駆瘀血剤という血流を改善させる作用による”デトックス作用”があります。いわば”出す”という作用があるため妊娠中に服用すると流産の危険性があるため妊娠中は服用が不可である。
・加味逍遙散:華奢な女性に使用することが多く、神経質な印象で抑うつ的な傾向が多い。不定愁訴(「なんとなく体調が悪い」という検査結果に現れにくい症状)が多い。
・当帰芍薬散:月経不順、月経困難症で用いる点で共通だが、色白もち肌、むくみやすい体質で、やや貧血気味な方が多い。不妊症での使用頻度が高い。
・更年期障害
・顔が色白で瘦せている場合が多い。
・浮腫(むくみ)がある。(3種類の中で一番浮腫が出やすい)
・めまい、立ちくらみ
・頭が重い、耳鳴り
・肩こり,腰痛
・冷え症(3種類の中で最も冷え性の傾向が強い)
・貧血気味、子宮出血がある。経血色が薄い。
など
「当芍美人」という表現があるように色白・面長でほっそりとした柳腰の女性が、当帰芍薬散の適応になる場合が多い。
「妊活」にも用いられる漢方薬で服用することによって基礎体温の変化が起きる作用があります。
妊娠後期には、安胎薬として用いることができる。
・桂枝茯苓丸:当帰芍薬散と比べ元気な方が多い。顔色が、赤ら顔、もしくは、赤黒い顔をされていて貧血気味な傾向は無い。
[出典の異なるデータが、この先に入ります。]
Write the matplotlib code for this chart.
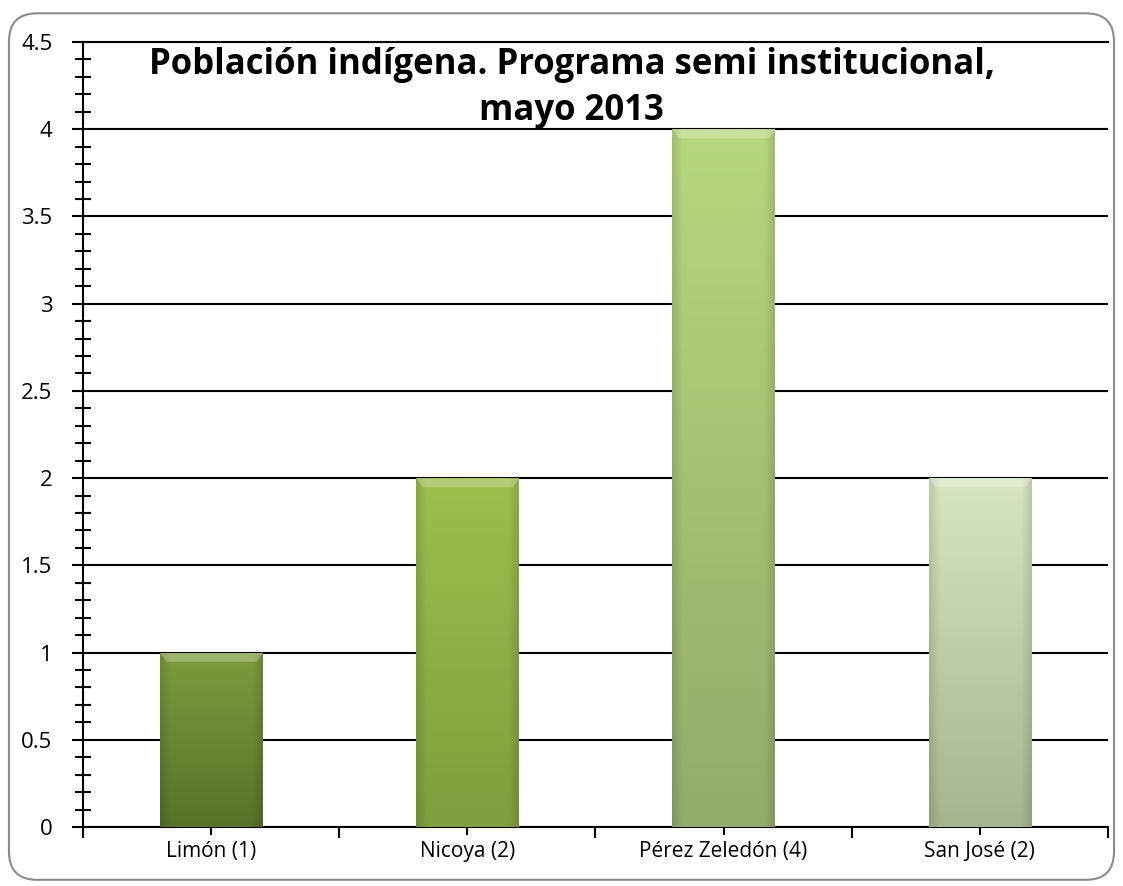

・加味逍遙散:神経質な印象で抑うつ的な傾向が多い。貧血気味な傾向は無い。
三大婦人漢方薬と言われる加味逍遙散・桂枝茯苓丸・当帰芍薬散には、それぞれ特徴があり使い分けをする必要があります。
ただし、どれにするか鑑別が難しい場合もあります。そのような場合は、2種類服用したり、三大婦人漢方薬以外を服用して調整を行います。